I think some form of optional compiled template caching would be possible and desirable in future, eg via memcached ( Or am I missing something?)
"""

Yes, actually -- turns out that the cost of a cache miss is *more* than the cost of compiling a template (we profiled this about a year ago, so it may have changed in the meantime). So it turns out it's easier to just parse the template when it's needed. Premature optimization, and all that. Still, optional template caching might be a speed increase in some situations -- say, a given view gets hit far more often than others -- so I'm more than open to suggestions.

Great point about parsing filters -- I imagine there's a similar issue with template tag calls, as well. Stupid function call overhead... any ideas?

comment:8 by robert@…, 19 years ago

"turns out that the cost of a cache miss is *more* than the cost of compiling a template"

Erm: a cache miss would be compiling a template + finding out it was a miss, so I would expect it to cost more than just the former... do you mean a hit?

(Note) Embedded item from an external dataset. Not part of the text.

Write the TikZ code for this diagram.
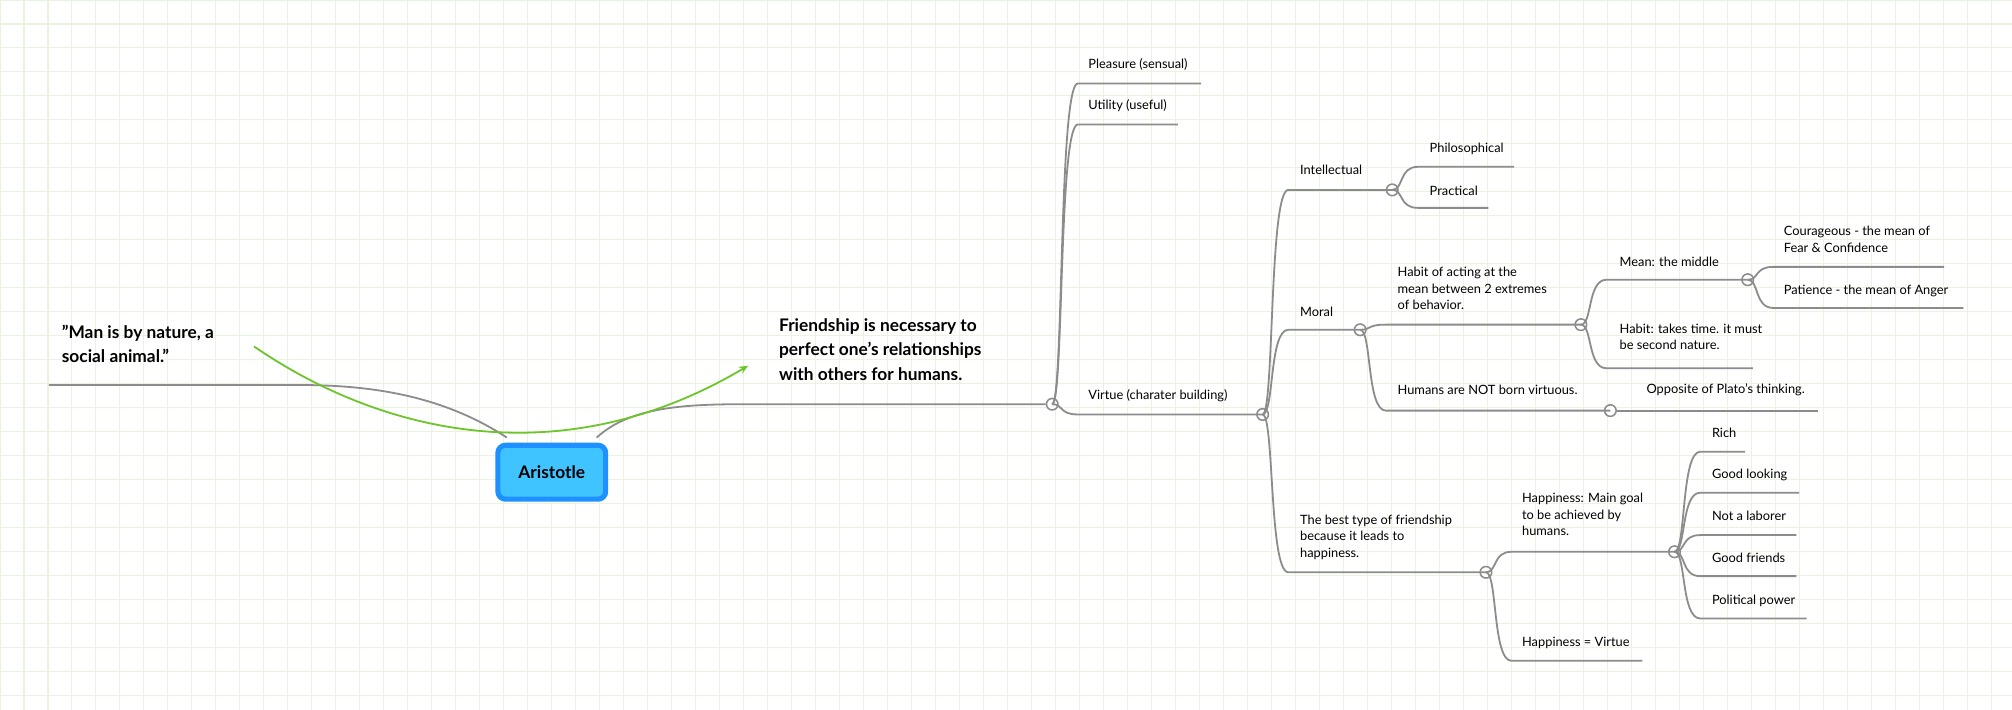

I can't see any obvious way to reduce the overhead for template tags without making them suck. Also, they didn't show up as a big issue afaik. The filter stuff could certainly be done in loops etc.

by rjwittams, 19 years ago

updated patch

comment:9 by rjwittams, 19 years ago

Description: modified (diff)

Ok, so I gave in and made this just an option that gets enabled when DEBUG = true.

encapsulated tokenize and create_token in a Lexer class, then subclassed Lexer and Parser for debugging specific behaviour. So now this has no performance hit when people are not debugging.